И вот было сказано: есть смысл в жизни каждой личности, личность не должна исчезнуть; вы не верите в бессмертие — добейтесь его, не сегодня, так завтра, не для себя, так для своих потомков; для начала перестаньте убивать друг друга, насильничать и обманывать, поймите друг друга, проникнитесь доверием, потом симпатией, потом любовью — творческой взаимосвязью людей, которая может быть сильнее смерти.
Любовь как космическое чувство, как сверхжизнь, вечная, лишенная бренной телесности предсказана в книге «Феномен человека», что вышла из-под пера французского иезуита Тейяра де Шардена в годы, когда в Европе начинал разгораться пожар Второй мировой войны9. Как могли мы убедиться, творцы русской идеи ломали над этим голову задолго до Тейяра. Думали над тем, как слить воедино философию, науку, религию.

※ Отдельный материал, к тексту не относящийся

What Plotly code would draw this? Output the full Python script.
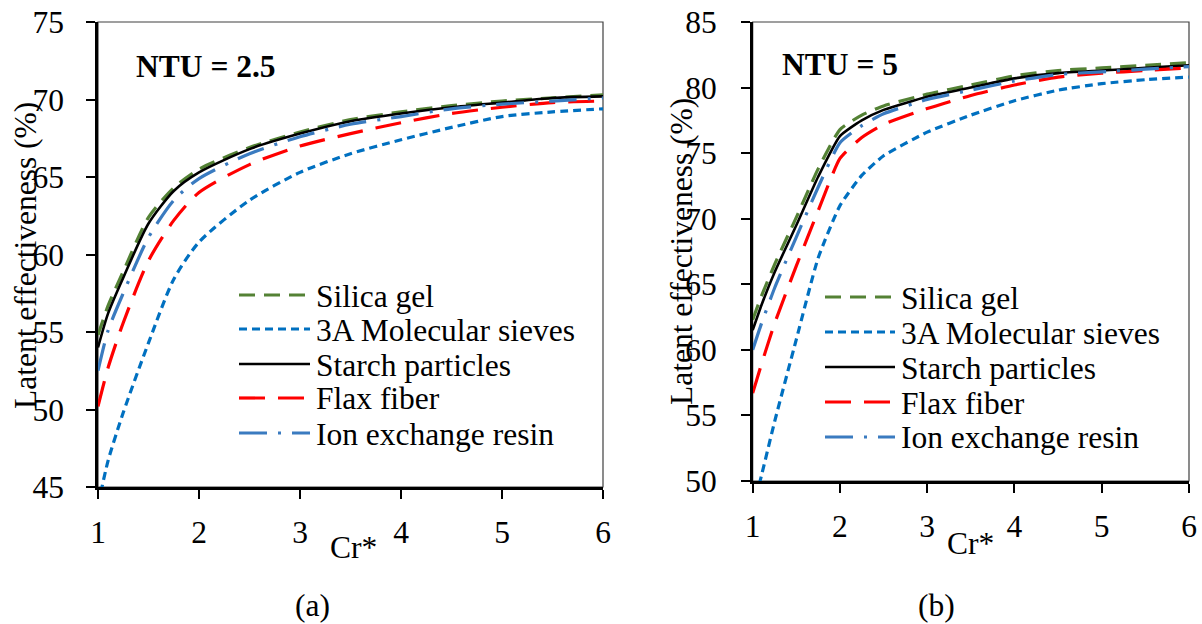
import plotly.graph_objects as go

W, H = 1202, 624
FONT = "Liberation Serif, Times New Roman, serif"
FS = 31.5

# ---------------- data ----------------
cr_a = [1.0, 1.1, 1.25, 1.5, 1.75, 2.0, 2.5, 3.0, 3.5, 4.0, 4.5, 5.0, 5.5, 6.0]
silica_a = [54.8, 56.7, 58.9, 62.4, 64.3, 65.5, 66.9, 67.9, 68.7, 69.2, 69.6, 69.9, 70.1, 70.3]
sieve_a  = [43.8, 46.7, 49.8, 54.3, 58.4, 60.8, 63.5, 65.3, 66.5, 67.4, 68.2, 68.9, 69.2, 69.4]
starch_a = [54.0, 56.2, 58.5, 62.0, 64.1, 65.3, 66.8, 67.8, 68.6, 69.1, 69.5, 69.8, 70.1, 70.2]
flax_a   = [50.2, 52.7, 55.6, 59.6, 62.2, 64.0, 65.8, 67.0, 67.8, 68.5, 69.1, 69.5, 69.8, 69.9]
ion_a    = [52.5, 55.1, 57.5, 61.1, 63.5, 64.9, 66.5, 67.6, 68.4, 68.9, 69.4, 69.7, 69.9, 70.1]

cr_b = [1.0, 1.1, 1.25, 1.5, 1.75, 2.0, 2.25, 2.5, 3.0, 3.5, 4.0, 4.5, 5.0, 5.5, 6.0]
silica_b = [62.3, 64.1, 66.5, 70.1, 73.8, 76.8, 77.9, 78.6, 79.5, 80.2, 80.9, 81.3, 81.5, 81.7, 81.9]
sieve_b  = [47.8, 50.4, 54.5, 60.8, 67.0, 71.0, 73.3, 74.8, 76.6, 77.9, 79.0, 79.8, 80.3, 80.6, 80.8]
starch_b = [61.5, 63.4, 65.9, 69.5, 73.2, 76.3, 77.5, 78.3, 79.3, 80.0, 80.7, 81.1, 81.3, 81.5, 81.7]
flax_b   = [56.7, 58.9, 62.0, 66.4, 70.6, 74.6, 76.2, 77.2, 78.4, 79.4, 80.2, 80.8, 81.1, 81.3, 81.5]
ion_b    = [60.0, 62.0, 64.7, 68.6, 72.4, 75.8, 77.1, 78.0, 79.1, 79.8, 80.5, 81.0, 81.2, 81.4, 81.6]

names = ["Silica gel", "3A Molecular sieves", "Starch particles", "Flax fiber", "Ion exchange resin"]
panel_labels = ["(a)", "(b)"]
ntu_labels = ["NTU = 2.5", "NTU = 5"]
x_title = "Cr*"
y_title = "Latent effectiveness (%)"

styles = [
    dict(color="#548235", width=3.2, dash="16px,9px"),
    dict(color="#0070C0", width=3.2, dash="8px,5px"),
    dict(color="#000000", width=2.6, dash="solid"),
    dict(color="#FF0000", width=3.2, dash="26px,13px"),
    dict(color="#3A7BC0", width=3.2, dash="28px,11px,3px,11px"),
]

def px2x(px):
    return px / W

def px2y(py):
    return 1 - py / H

fig = go.Figure()

series_a = [silica_a, sieve_a, starch_a, flax_a, ion_a]
series_b = [silica_b, sieve_b, starch_b, flax_b, ion_b]

for name, ys, st in zip(names, series_a, styles):
    fig.add_trace(go.Scatter(x=cr_a, y=ys, mode="lines", name=name,
                             line=dict(shape="spline", smoothing=0.7, **st),
                             xaxis="x", yaxis="y", showlegend=False))
for name, ys, st in zip(names, series_b, styles):
    fig.add_trace(go.Scatter(x=cr_b, y=ys, mode="lines", name=name,
                             line=dict(shape="spline", smoothing=0.5, **st),
                             xaxis="x2", yaxis="y2", showlegend=False))

# plot areas (pixels)
pa = dict(l=98, r=603, t=22, b=487)
pb = dict(l=752.7, r=1189, t=22, b=481)

axis_common = dict(showline=True, linecolor="black", linewidth=2.5, ticks="outside", ticklen=9,
                   tickwidth=1.5, tickcolor="black", showgrid=False, zeroline=False, automargin=False,
                   tickfont=dict(family=FONT, size=FS, color="black"))

fig.update_layout(
    template="none",
    width=W, height=H, margin=dict(l=0, r=0, t=0, b=0, pad=0, autoexpand=False),
    paper_bgcolor="white", plot_bgcolor="white",
    xaxis=dict(domain=[px2x(pa["l"]), px2x(pa["r"])], range=[1, 6], dtick=1, anchor="y",
               ticklabelstandoff=6, **axis_common),
    yaxis=dict(domain=[px2y(pa["b"]), px2y(pa["t"])], range=[45, 75], dtick=5, anchor="x",
               ticklabelstandoff=16, **axis_common),
    xaxis2=dict(domain=[px2x(pb["l"]), px2x(pb["r"])], range=[1, 6], dtick=1, anchor="y2",
                ticklabelstandoff=6, **axis_common),
    yaxis2=dict(domain=[px2y(pb["b"]), px2y(pb["t"])], range=[50, 85], dtick=5, anchor="x2",
                ticklabelstandoff=18, **axis_common),
    showlegend=False,
)

shapes = []
annotations = []
# frames (thin, top/right)
for xr, yr in [("x domain", "y domain"), ("x2 domain", "y2 domain")]:
    shapes.append(dict(type="rect", xref=xr, yref=yr, x0=0, x1=1, y0=0, y1=1,
                       line=dict(color="#404040", width=1.2), layer="below"))

# legends (drawn manually)
legend_cfg = [
    dict(x0=239, x1=310, tx=314, rows=[295, 329, 364, 398, 433]),
    dict(x0=825, x1=895, tx=899, rows=[297, 332, 367, 402, 437]),
]
for cfg in legend_cfg:
    for name, st, ry in zip(names, styles, cfg["rows"]):
        shapes.append(dict(type="line", xref="paper", yref="paper",
                           x0=px2x(cfg["x0"]), x1=px2x(cfg["x1"]), y0=px2y(ry), y1=px2y(ry),
                           line=dict(color=st["color"], width=st["width"], dash=st["dash"])))
        annotations.append(dict(text=name, xref="paper", yref="paper", x=px2x(cfg["tx"]), y=px2y(ry + 1),
                                xanchor="left", yanchor="middle", showarrow=False,
                                font=dict(family=FONT, size=FS, color="black")))

# NTU labels
annotations.append(dict(text="<b>" + ntu_labels[0] + "</b>", xref="paper", yref="paper", x=px2x(134), y=px2y(67),
                        xanchor="left", yanchor="middle", showarrow=False, font=dict(family=FONT, size=FS, color="black")))
annotations.append(dict(text="<b>" + ntu_labels[1] + "</b>", xref="paper", yref="paper", x=px2x(780), y=px2y(65),
                        xanchor="left", yanchor="middle", showarrow=False, font=dict(family=FONT, size=FS, color="black")))

# axis titles
for cx, cy in [(353, 547), (971, 543)]:
    annotations.append(dict(text=x_title, xref="paper", yref="paper", x=px2x(cx), y=px2y(cy),
                            xanchor="center", yanchor="middle", showarrow=False,
                            font=dict(family=FONT, size=FS, color="black")))
for cx, cy in [(25, 256), (681, 252)]:
    annotations.append(dict(text=y_title, xref="paper", yref="paper", x=px2x(cx), y=px2y(cy),
                            xanchor="center", yanchor="middle", showarrow=False, textangle=-90,
                            font=dict(family=FONT, size=FS, color="black")))
# panel labels
for lab, cx in zip(panel_labels, [312, 936]):
    annotations.append(dict(text=lab, xref="paper", yref="paper", x=px2x(cx), y=px2y(605),
                            xanchor="center", yanchor="middle", showarrow=False,
                            font=dict(family=FONT, size=FS, color="black")))

fig.update_layout(shapes=shapes, annotations=annotations)
fig.write_html("out.html")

Если обобщить мыслительные результаты, достигнутые этим направлением русской идеалистической философии, их можно свести к трем программным требованиям:
1. Преодоление земного тяготения. Человек — космическое существо. Освоив Землю, он устремляется за ее пределы, становится фактором развития Вселенной, несет ответственность за судьбы мироздания.
2. Преодоление насилия и взаимного истребления. Космическая эра устраняет вражду в отношениях между людьми и войны между народами. Любовь обретает онтологический статус.
3. Преодоление смерти. Человек — не предел эволюции. Социально-космическое развитие приводит к возникновению нового типа мыслящих существ, человек превращается в «сверхчеловека», наделенного божественным бессмертием.
Это утопия, скажут нам. Но утопий не надо бояться. Мы живем в эпоху, когда утопии сбываются. Не только утопии зла и насилия, но и утопии добра и мира. Коммунистическая утопия предназначена была для избранных. Говорили о большинстве, называли себя большевиками, но большинство гнуло спину и жило в страхе. Русская утопия в отличие от коммунистической обращена ко всем, это формула всеобщего спасения. Это утопия всеединства.